Anche l’artista lavora la
terra.
 

Lo scultore
modella l’argilla, la cera, il gesso, il ferro, il bronzo, intaglia
il legno, la pietra, il marmo, il pittore disegna e compone e usa i
colori, per creare forme nuove di vita nelle sue opere, sull’esempio
della natura o inventando regole di composizione, trovando un senso
nuovo nella realtà. 

Così – spiega il filosofo Immanuel Kant, ne
“La Critica del Giudizio” – il genio umile dell’artista, che
lavora tra razionalità e immaginazione, produce bellezza. 

Eppure,
l’arte è considerata come una delle attività dell’uomo più
“elevate” culturalmente, insieme alle attività intellettuali.
Per i Greci, sette muse sovraintendevano alle sette aree di
eccellenza della creatività umana: poesia, storia, canto, musica,
tragedia, preghiera, teatro, danza, astronomia e geometria. E quella
dell’artista è anche una “carriera”. 

Esistono portali di
offerta e di ricerca di lavoro specializzati (come artjob) e c’è
un Sindacato nazionale degli artisti (Asnai), un Albo e tante
associazioni. Mentre cresce il numero dei cosiddetti “artisti di
strada”. In Italia, sarebbero almeno 10mila, tra giocolieri,
funamboli, acrobati, mimi, danzatori e cantanti. Solo a Roma e
Milano, in oltre 3mila si sono iscritti nei registri comunali.



L’arte edile è un modo di
lavorare la terra e trasformarla all’uso dell’uomo.
 

Il muratore “prende le misure” e con scalpelli, spatole e
cazzuole, con piccone, badile e martello, costruisce le case e le
abbellisce. Così l’architetto e l’ingegnere, organizzano lo
spazio dotandolo degli strumenti tecnici utili a soddisfare le
necessità biologiche dell’essere umano, di sicurezza e di
bellezza.



Umile vuol dire anche “con i
piedi per terra” (da
ilìum,
osso iliaco).
Un lavoro
umile è, insomma, un lavoro concreto, “utile”. Schiena dritta e
piedi bene a terra hanno, per esempio, medici e infermieri, ma anche
poliziotti e carabinieri.

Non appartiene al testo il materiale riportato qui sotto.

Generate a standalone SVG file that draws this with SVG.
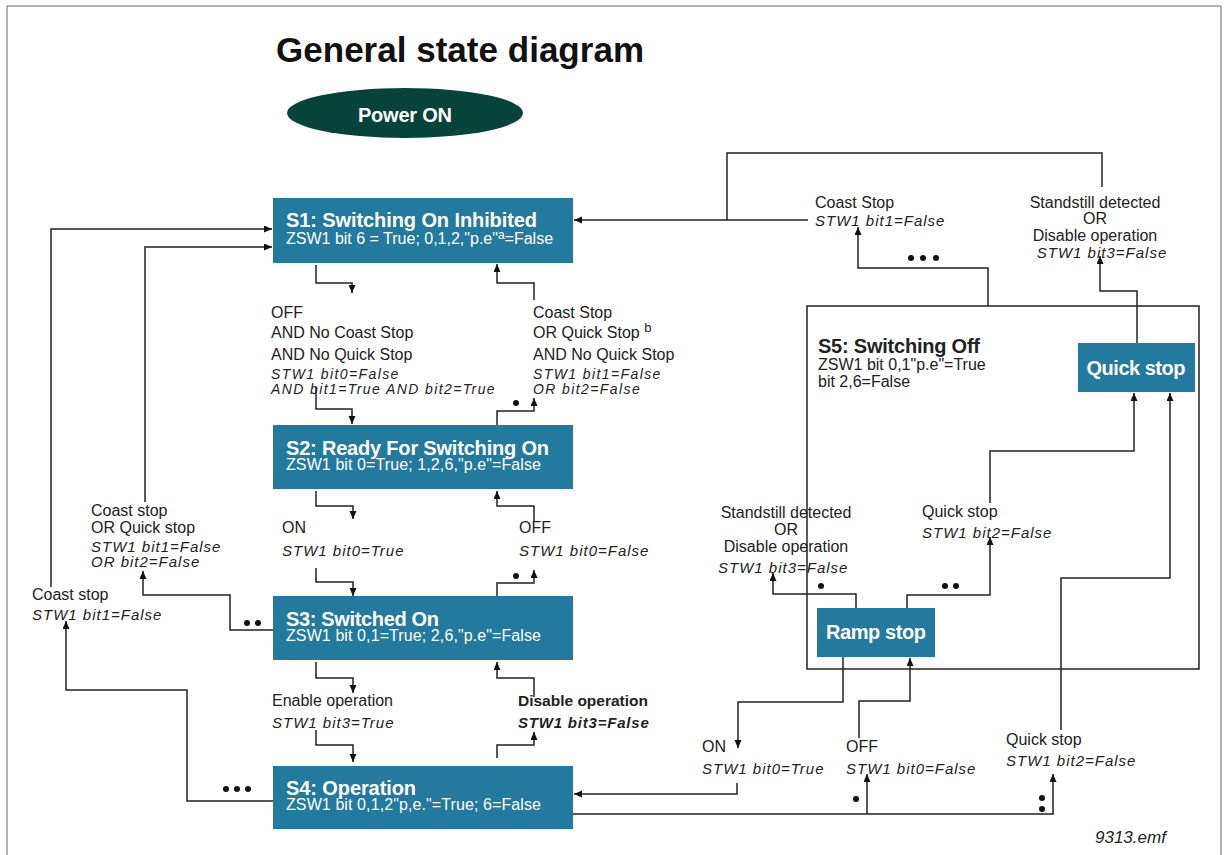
<svg xmlns="http://www.w3.org/2000/svg" width="1226" height="855" viewBox="0 0 1226 855">
<style>
.box{fill:#23799e}
.bt{font-family:"Liberation Sans",Arial,sans-serif;font-weight:bold;font-size:20px;fill:#fff}
.bs{font-family:"Liberation Sans",Arial,sans-serif;font-size:16px;fill:#fff}
.lb{font-family:"Liberation Sans",Arial,sans-serif;font-size:16px;fill:#222}
.it{font-family:"Liberation Sans",Arial,sans-serif;font-size:15px;font-style:italic;letter-spacing:1px;fill:#222}
.sm{font-size:14px;letter-spacing:1.4px}
.bd{font-weight:bold}
.c{text-anchor:middle}
.ln{fill:none;stroke:#222;stroke-width:1.5}
.ar{marker-end:url(#ah)}
.dot{fill:#111}
</style>
<defs>
<marker id="ah" markerUnits="userSpaceOnUse" markerWidth="9" markerHeight="8" refX="8" refY="3.5" orient="auto">
<path d="M0,0 L8,3.5 L0,7 z" fill="#111"/>
</marker>
</defs>
<rect width="1226" height="855" fill="#fff"/>
<path d="M7,860 V6 H1221 V860" fill="none" stroke="#666" stroke-width="1"/>
<text x="276" y="62" font-family="'Liberation Sans',Arial,sans-serif" font-weight="bold" font-size="35" fill="#111" textLength="368">General state diagram</text>

<g id="power-on">
<ellipse cx="405" cy="113" rx="118" ry="25" fill="#06443a"/>
<text class="bt c" x="405" y="122" textLength="94">Power ON</text>
</g>

<g id="s1">
<rect class="box" x="273" y="198" width="300" height="65"/>
<text class="bt" x="286" y="227" textLength="251">S1: Switching On Inhibited</text>
<text class="bs" x="286" y="244">ZSW1 bit 6 = True; 0,1,2,"p.e"<tspan font-size="12" dy="-5">a</tspan><tspan dy="5">=False</tspan></text>
</g>
<g id="s2">
<rect class="box" x="273" y="425" width="300" height="64"/>
<text class="bt" x="286" y="455" textLength="263">S2: Ready For Switching On</text>
<text class="bs" x="286" y="470" textLength="255">ZSW1 bit 0=True; 1,2,6,"p.e"=False</text>
</g>
<g id="s3">
<rect class="box" x="273" y="596" width="300" height="64"/>
<text class="bt" x="286" y="626" textLength="153">S3: Switched On</text>
<text class="bs" x="286" y="641" textLength="255">ZSW1 bit 0,1=True; 2,6,"p.e"=False</text>
</g>
<g id="s4">
<rect class="box" x="273" y="766" width="300" height="63"/>
<text class="bt" x="286" y="795" textLength="130">S4: Operation</text>
<text class="bs" x="286" y="810" textLength="255">ZSW1 bit 0,1,2"p,e."=True; 6=False</text>
</g>
<g id="s5">
<rect x="807" y="306" width="392" height="363" fill="none" stroke="#222" stroke-width="1.5"/>
<text class="lb bd" x="818" y="353" style="font-size:20px" textLength="162">S5: Switching Off</text>
<text class="lb" x="818" y="370">ZSW1 bit 0,1"p.e"=True</text>
<text class="lb" x="818" y="387">bit 2,6=False</text>
</g>
<g id="quick-stop">
<rect class="box" x="1078" y="343" width="117" height="49"/>
<text class="bt c" x="1136" y="375" textLength="99">Quick stop</text>
</g>
<g id="ramp-stop">
<rect class="box" x="817" y="608" width="118" height="49"/>
<text class="bt c" x="876" y="639" textLength="100">Ramp stop</text>
</g>

<g id="labels">
<text class="lb" x="271" y="318">OFF</text>
<text class="lb" x="271" y="338">AND No Coast Stop</text>
<text class="lb" x="271" y="360">AND No Quick Stop</text>
<text class="it sm" x="271" y="379">STW1 bit0=False</text>
<text class="it sm" x="271" y="394">AND bit1=True AND bit2=True</text>

<text class="lb" x="533" y="318">Coast Stop</text>
<text class="lb" x="533" y="338">OR Quick Stop <tspan font-size="13" dy="-6">b</tspan></text>
<text class="lb" x="533" y="360">AND No Quick Stop</text>
<text class="it sm" x="533" y="379">STW1 bit1=False</text>
<text class="it sm" x="533" y="394">OR bit2=False</text>

<text class="lb" x="282" y="533">ON</text>
<text class="it" x="282" y="556">STW1 bit0=True</text>
<text class="lb" x="519" y="533">OFF</text>
<text class="it" x="519" y="556">STW1 bit0=False</text>

<text class="lb" x="272" y="706">Enable operation</text>
<text class="it" x="272" y="728">STW1 bit3=True</text>
<text class="lb bd" x="518" y="706" style="font-size:15.5px" textLength="130">Disable operation</text>
<text class="it bd" x="518" y="728" style="letter-spacing:0.8px">STW1 bit3=False</text>

<text class="lb" x="91" y="516">Coast stop</text>
<text class="lb" x="91" y="533">OR Quick stop</text>
<text class="it" x="91" y="552">STW1 bit1=False</text>
<text class="it" x="91" y="567">OR bit2=False</text>
<text class="lb" x="32" y="600">Coast stop</text>
<text class="it" x="32" y="620">STW1 bit1=False</text>

<text class="lb" x="815" y="208">Coast Stop</text>
<text class="it" x="815" y="226">STW1 bit1=False</text>
<text class="lb c" x="1095" y="208">Standstill detected</text>
<text class="lb c" x="1095" y="224">OR</text>
<text class="lb c" x="1095" y="241">Disable operation</text>
<text class="it c" x="1102" y="258">STW1 bit3=False</text>

<text class="lb c" x="786" y="518">Standstill detected</text>
<text class="lb c" x="786" y="535">OR</text>
<text class="lb c" x="786" y="552">Disable operation</text>
<text class="it" x="718" y="573">STW1 bit3=False</text>
<text class="lb" x="922" y="517">Quick stop</text>
<text class="it" x="922" y="538">STW1 bit2=False</text>

<text class="lb" x="702" y="752">ON</text>
<text class="it" x="702" y="774">STW1 bit0=True</text>
<text class="lb" x="846" y="752">OFF</text>
<text class="it" x="846" y="774">STW1 bit0=False</text>
<text class="lb" x="1006" y="745">Quick stop</text>
<text class="it" x="1006" y="766">STW1 bit2=False</text>

<text x="1095" y="843" font-family="'Liberation Sans',Arial,sans-serif" font-style="italic" font-size="17" fill="#222">9313.emf</text>
</g>

<g id="connectors">
<path class="ln ar" d="M316,265 V283 H352 V293"/>
<path class="ln ar" d="M316,387 V409 H352 V424"/>
<path class="ln ar" d="M497,425 V411 H534 V398"/>
<path class="ln ar" d="M534,300 V283 H497 V264"/>
<path class="ln ar" d="M316,491 V506 H353 V519"/>
<path class="ln ar" d="M316,568 V582 H353 V596"/>
<path class="ln ar" d="M497,596 V583 H534 V570"/>
<path class="ln ar" d="M534,522 V506 H497 V491"/>
<path class="ln ar" d="M316,662 V678 H353 V693"/>
<path class="ln ar" d="M316,730 V745 H353 V762"/>
<path class="ln ar" d="M497,758 V745 H534 V732"/>
<path class="ln ar" d="M534,697 V678 H497 V662"/>

<path class="ln ar" d="M273,630 H230 V595 H143 V571"/>
<path class="ln ar" d="M145,502 V247 H272"/>
<path class="ln ar" d="M51,587 V229 H272"/>
<path class="ln ar" d="M273,801 H187 V690 H66 V621"/>

<path class="ln ar" d="M808,220 H574"/>
<path class="ln" d="M727,220 V153 H1102 V187"/>
<path class="ln ar" d="M988,306 V268 H858 V227"/>
<path class="ln ar" d="M1137,343 V291 H1100 V256"/>

<path class="ln ar" d="M856,608 V594 H773 V573"/>
<path class="ln ar" d="M907,608 V595 H990 V537"/>
<path class="ln ar" d="M990,503 V451 H1134 V393"/>
<path class="ln ar" d="M843,657 V702 H738 V748"/>
<path class="ln ar" d="M859,738 V701 H910 V658"/>
<path class="ln ar" d="M1061,730 V578 H1170 V393"/>

<path class="ln ar" d="M737,783 V794 H574"/>
<path class="ln ar" d="M573,814 H1053 V774"/>
<path class="ln ar" d="M867,814 V774"/>

<circle class="dot" cx="516" cy="403" r="3"/>
<circle class="dot" cx="516" cy="576" r="3"/>
<circle class="dot" cx="247" cy="623" r="3"/>
<circle class="dot" cx="258" cy="623" r="3"/>
<circle class="dot" cx="226" cy="789" r="3"/>
<circle class="dot" cx="237" cy="789" r="3"/>
<circle class="dot" cx="248" cy="789" r="3"/>
<circle class="dot" cx="911" cy="258" r="3"/>
<circle class="dot" cx="923" cy="258" r="3"/>
<circle class="dot" cx="936" cy="258" r="3"/>
<circle class="dot" cx="821" cy="586" r="3"/>
<circle class="dot" cx="945" cy="586" r="3"/>
<circle class="dot" cx="956" cy="586" r="3"/>
<circle class="dot" cx="856" cy="799" r="3"/>
<circle class="dot" cx="1042" cy="798" r="3"/>
<circle class="dot" cx="1042" cy="809" r="3"/>
</g>
</svg>
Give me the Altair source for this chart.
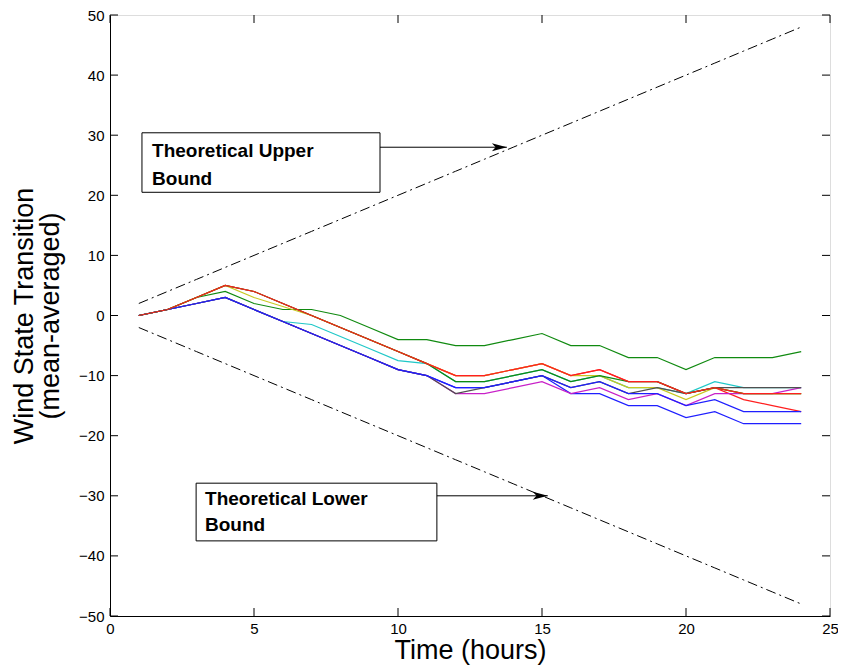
import altair as alt
import pandas as pd

hours = list(range(1, 25))

upper_bound = [2, 4, 6, 8, 10, 12, 14, 16, 18, 20, 22, 24, 26, 28, 30, 32, 34, 36, 38, 40, 42, 44, 46, 48]
lower_bound = [-2, -4, -6, -8, -10, -12, -14, -16, -18, -20, -22, -24, -26, -28, -30, -32, -34, -36, -38, -40, -42, -44, -46, -48]

# series in drawing order (MATLAB default colour cycle b, g, r, c, m, y, k, b, g, r)
blue_a = [0, 1, 2, 3, 1, -1, -3, -5, -7, -9, -10, -12, -12, -11, -10, -13, -13, -15, -15, -17, -16, -18, -18, -18]
green_a = [0, 1, 3, 4, 2, 1, 1, 0, -2, -4, -4, -5, -5, -4, -3, -5, -5, -7, -7, -9, -7, -7, -7, -6]
red_a = [0, 1, 3, 5, 4, 2, 0, -2, -4, -6, -8, -10, -10, -9, -8, -10, -9, -11, -11, -13, -12, -14, -15, -16]
cyan_a = [0, 1, 2, 3, 1, -1, -1.5, -3.5, -5.5, -7.5, -8, -11, -11, -10, -9, -11, -10, -12, -12, -13, -11, -12, -12, -12]
magenta_a = [0, 1, 2, 3, 1, -1, -3, -5, -7, -9, -10, -13, -13, -12, -11, -13, -12, -14, -13, -15, -13, -13, -13, -12]
yellow_a = [0, 1, 3, 5, 3, 1.5, 0, -2, -4, -6, -8, -10, -10, -9, -8, -10, -10, -12, -12, -14, -12, -13, -13, -13]
black_a = [0, 1, 2, 3, 1, -1, -3, -5, -7, -9, -10, -13, -12, -11, -10, -12, -11, -13, -12, -13, -12, -12, -12, -12]
blue_b = [0, 1, 2, 3, 1, -1, -3, -5, -7, -9, -10, -12, -12, -11, -10, -12, -11, -13, -13, -15, -14, -16, -16, -16]
green_b = [0, 1, 3, 5, 4, 2, 0, -2, -4, -6, -8, -11, -11, -10, -9, -11, -10, -11, -11, -13, -12, -13, -13, -13]
red_b = [0, 1, 3, 5, 4, 2, 0, -2, -4, -6, -8, -10, -10, -9, -8, -10, -9, -11, -11, -13, -12, -13, -13, -13]

series_values = [blue_a, green_a, red_a, cyan_a, magenta_a, yellow_a, black_a, blue_b, green_b, red_b]
series_colors = ["#1f1fff", "#108a10", "#ff1f1f", "#20c8c8", "#c820c8", "#c8c820", "#505050",
                 "#1f1fff", "#108a10", "#ff1f1f"]

x_ticks = [0, 5, 10, 15, 20, 25]
y_ticks = [-50, -40, -30, -20, -10, 0, 10, 20, 30, 40, 50]

# annotations
box_x = [1.11, 2.99]
box_x2 = [9.375, 11.35]
box_y = [30.4, -27.9]
box_y2 = [20.5, -37.5]
label_x = [1.46, 1.46, 3.3, 3.3]
label_y = [26.4, 21.7, -31.6, -35.9]
label_text = ["Theoretical Upper", "Bound", "Theoretical Lower", "Bound"]
arrow_x = [9.375, 11.35]
arrow_x2 = [13.78, 15.2]
arrow_y = [28, -30]

W, H = 720, 601
FONT = "Liberation Sans"

x_scale = alt.Scale(domain=[0, 25], nice=False, zero=False)
y_scale = alt.Scale(domain=[-50, 50], nice=False, zero=False)

x_axis = alt.Axis(values=x_ticks, title="Time (hours)", ticks=False, grid=False,
                  domainColor="black", labelColor="black", labelFont=FONT, labelFontSize=15,
                  labelPadding=5, titleFont=FONT, titleFontSize=27, titleFontWeight="normal",
                  titleColor="black", titlePadding=1, labelFlush=False)
y_axis = alt.Axis(values=y_ticks, title=["Wind State Transition", "(mean-averaged)"], ticks=False,
                  grid=False, domainColor="black", labelColor="black", labelFont=FONT,
                  labelFontSize=15, labelPadding=6, titleFont=FONT, titleFontSize=27,
                  titleFontWeight="normal", titleColor="black", titlePadding=14,
                  titleLineHeight=26, labelFlush=False)


def xy():
    return dict(x=alt.X("t:Q", scale=x_scale, axis=x_axis),
                y=alt.Y("v:Q", scale=y_scale, axis=y_axis))


layers = []
for vals in [upper_bound, lower_bound]:
    df = pd.DataFrame({"t": hours, "v": vals})
    layers.append(alt.Chart(df).mark_line(color="black", strokeWidth=1, strokeDash=[10, 4, 2, 4]).encode(**xy()))

for vals, col in zip(series_values, series_colors):
    df = pd.DataFrame({"t": hours, "v": vals})
    layers.append(alt.Chart(df).mark_line(color=col, strokeWidth=1.2).encode(**xy()))

# inward ticks
ytdf = pd.DataFrame({"v": y_ticks})
xtdf = pd.DataFrame({"t": x_ticks})
TL = 8
layers.append(alt.Chart(ytdf).mark_rule(color="black").encode(
    y=alt.Y("v:Q", scale=y_scale, axis=y_axis), x=alt.value(0), x2=alt.value(TL)))
layers.append(alt.Chart(ytdf).mark_rule(color="black").encode(
    y=alt.Y("v:Q", scale=y_scale, axis=y_axis), x=alt.value(W - TL), x2=alt.value(W)))
layers.append(alt.Chart(xtdf).mark_rule(color="black").encode(
    x=alt.X("t:Q", scale=x_scale, axis=x_axis), y=alt.value(H - TL), y2=alt.value(H)))
layers.append(alt.Chart(xtdf).mark_rule(color="black").encode(
    x=alt.X("t:Q", scale=x_scale, axis=x_axis), y=alt.value(0), y2=alt.value(TL)))

# annotation boxes
bdf = pd.DataFrame({"x": box_x, "x2": box_x2, "y": box_y, "y2": box_y2})
layers.append(alt.Chart(bdf).mark_rect(fill="white", stroke="black", strokeWidth=1).encode(
    x=alt.X("x:Q", scale=x_scale, axis=x_axis), x2="x2:Q",
    y=alt.Y("y:Q", scale=y_scale, axis=y_axis), y2="y2:Q"))
tdf = pd.DataFrame({"x": label_x, "y": label_y, "text": label_text})
layers.append(alt.Chart(tdf).mark_text(align="left", baseline="alphabetic", font=FONT,
                                       fontSize=19, fontWeight="bold", color="black").encode(
    x=alt.X("x:Q", scale=x_scale, axis=x_axis), y=alt.Y("y:Q", scale=y_scale, axis=y_axis),
    text="text:N"))
adf = pd.DataFrame({"x": arrow_x, "x2": arrow_x2, "y": arrow_y})
layers.append(alt.Chart(adf).mark_rule(color="black", strokeWidth=1).encode(
    x=alt.X("x:Q", scale=x_scale, axis=x_axis), x2="x2:Q",
    y=alt.Y("y:Q", scale=y_scale, axis=y_axis)))
layers.append(alt.Chart(adf).mark_point(shape="M0,0L-1,-0.27L-0.75,0L-1,0.27Z", size=900,
                                        filled=True, color="black", opacity=1).encode(
    x=alt.X("x2:Q", scale=x_scale, axis=x_axis), y=alt.Y("y:Q", scale=y_scale, axis=y_axis)))

chart = alt.layer(*layers).properties(
    width=W, height=H,
    autosize=alt.AutoSizeParams(type="none"),
    padding={"left": 102, "top": 7, "right": 8, "bottom": 56},
).configure_view(stroke="black", strokeWidth=1).configure(background="white")

chart.save("out.html", embed_options={"renderer": "svg", "actions": False})
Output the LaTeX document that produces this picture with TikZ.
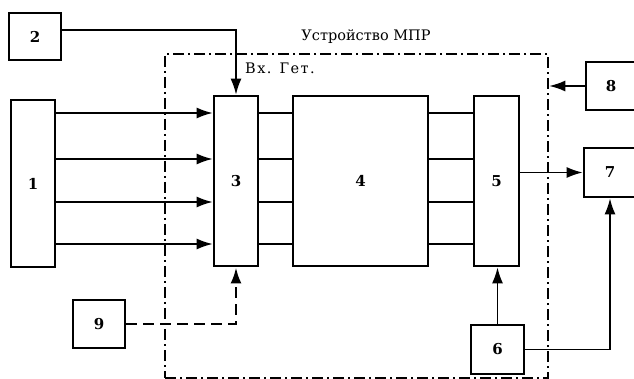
\documentclass[tikz,border=0pt]{standalone}
\usepackage{fontspec}
\setmainfont{DejaVu Serif}
\usetikzlibrary{arrows.meta,positioning}

\begin{document}
\begin{tikzpicture}[
    x=1pt, y=-1pt,
    font=\fontsize{14.5}{17}\selectfont,
    blk/.style={draw, rectangle, line width=2.8pt, inner sep=0pt, fill=white,
        font=\fontsize{15}{17}\selectfont\bfseries},
    arr/.style={draw, line width=1.5pt, -{Latex[length=16pt,width=11pt]}},
    link/.style={draw, line width=1.5pt},
    mprframe/.style={draw, rectangle, line width=2.6pt, inner sep=0pt,
        dash pattern=on 11pt off 4pt on 2pt off 4pt}
]
    \useasboundingbox (0,0) rectangle (634,379);

    % Device frame
    \node[mprframe, minimum width=383pt, minimum height=324pt] (mpr) at (356.5,216) {};
    \node[anchor=south] (mprlbl) at (366,47) {Устройство МПР};
    \node[anchor=north west, inner sep=0pt] (vxget) at (245,63)
        {\addfontfeature{LetterSpace=10}Вх. Гет.};

    % Blocks
    \node[blk, minimum width=44pt, minimum height=167pt] (b1) at (33,183.5) {1};
    \node[blk, minimum width=52pt, minimum height=47pt] (b2) at (35,36.5) {2};
    \node[blk, minimum width=44pt, minimum height=170pt] (b3) at (236,181) {3};
    \node[blk, minimum width=135pt, minimum height=170pt] (b4) at (360.5,181) {4};
    \node[blk, minimum width=45pt, minimum height=170pt] (b5) at (496.5,181) {5};
    \node[blk, minimum width=53pt, minimum height=49pt] (b6) at (497.5,349.5) {6};
    \node[blk, minimum width=52pt, minimum height=49pt] (b7) at (610,172.5) {7};
    \node[blk, minimum width=50pt, minimum height=48pt] (b8) at (611,86) {8};
    \node[blk, minimum width=52pt, minimum height=48pt] (b9) at (99,324) {9};

    % Bus lines 1 -> 3 -> 4 -> 5
    \foreach \yy in {113,159,202,244} {
        \path[arr] (b1.east |- 0,\yy) -- (b3.west |- 0,\yy);
        \path[link] (b3.east |- 0,\yy) -- (b4.west |- 0,\yy);
        \path[link] (b4.east |- 0,\yy) -- (b5.west |- 0,\yy);
    }

    % Connections
    \path[arr] (b2.east |- 0,30) -| (b3.north);
    \path[arr, dash pattern=on 11pt off 6pt, line width=2.6pt] (b9.east) -| (b3.south);
    \path[arr] (b5.east |- b7.west) -- (b7.west);
    \path[arr] (b8.west) -- (b8.west -| mpr.east);
    \path[arr] (b6.north) -- (b6.north |- b5.south);
    \path[arr] (b6.east) -| (b7.south);

\end{tikzpicture}
\end{document}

Chi, cioè, mette a disposizione il suo
tempo, le proprie capacità e competenze per aiutare l’umanità a
stare bene, sono a servizio della salute e del benessere del corpo
personale e sociale.



Nell’uso comune, il termine
umile indica chi “sta a terra”
,
in basso, nella gerarchia sociale. Il cameriere e il collaboratore
domestico, per esempio, eseguono compiti operativi su ordine di
qualcuno. Ma, come ben evidenziava il filosofo Hegel nella
“Fenomenologia dello Spirito”, chi dipende dall’altro, tra il
servo e il padrone, è quest’ultimo. 

Il signore è il vero schiavo,
perché dipende dal lavoro dell’altro. 

Dunque, chi sta realmente
“in basso” è chi gerarchicamente – e spesso economicamente –
occupa una posizione più elevata.



Grande è il lavoro che viene
svolto con umiltà
, con
amore per la vita, per il mondo e per se stessi. Ci sono, poi,
purtroppo, lavori umiliati e lavori umilianti. 

I primi, sono quelli
ai quali non è riconosciuta la giusta dignità, il meritato compenso
e il doveroso merito del loro vero valore per la realizzazione della
persona umana e la crescita nei principi di umanità. 

I secondi, sono
quelli che offendono la dignità della persona, e non possono neppure
essere definiti tali. 

Il lavoro, infatti, è un’attività che
implica l’impiego di energie e risorse per il raggiungimento di un
fine che, comunque, deve consistere in un servizio utile alla
società, per il quale si ottiene un compenso adeguato all’autonoma
e dignitosa esistenza. 

Ogni altra condizione è uno schiaffo
alla civiltà del lavoro, del diritto, dell’uomo.